Banks can change their rules at any time and that is even more apparent over the last few months. The Reserve bank recently changed their policy with the new 40% deposit rule for investment properties and the banks started implementing this well before they were actually asked to. Since then, some banks have become even more strict with their lending criteria, also the way in which they do things. Interest rates have been all over the place and at times sometimes changing weekly up or down with their fixed term rates and nobody seems to have any idea why.
One policy that has been looked at again recently is the way in which I/O loans are looked at.

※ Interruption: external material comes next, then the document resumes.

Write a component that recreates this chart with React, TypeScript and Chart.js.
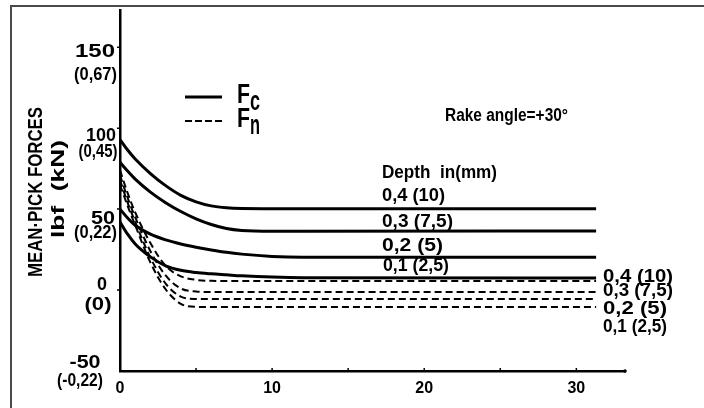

Most of these loans are used for rental properties but some people also have interest only loans on their own home they live in which to me is just plain madness. Up until now, investors could easily roll these loans over for five year periods at a time with no issues at all.
Some interest only loans have been going for 25 years or more now, investors just rolling them over each time. Now banks are looking more seriously at how long they are comfortable with having their clients use interest only loans for. If for example they made a new rule that you weren’t able to take out any loan on interest only and any existing loans had to go onto P & I when they came off their fixed terms, how would that affect things with investors? I’m not saying it will happen, but there’s always a possibility that if it did happen with say another GFC or similar event. A lot of investors would seriously be in a lot of trouble, especially if they are fairly highly geared and cash-flow is already tight for them.
In summary, these are the main reasons why I think it’s always best to pay both your own home loan and your rental properties on P & I loans right from the start. If you do have spare money available from time to time, pay it down on your home loan to reduce the term of the loan as it makes financial sense to. As mentioned, the interest you pay on your home loan is not tax deductible. So you want to pay it off as quickly as you can and therefore minimise the total amount interest that you pay, but still having your investment property loans on P & I loans of no more than 25 years.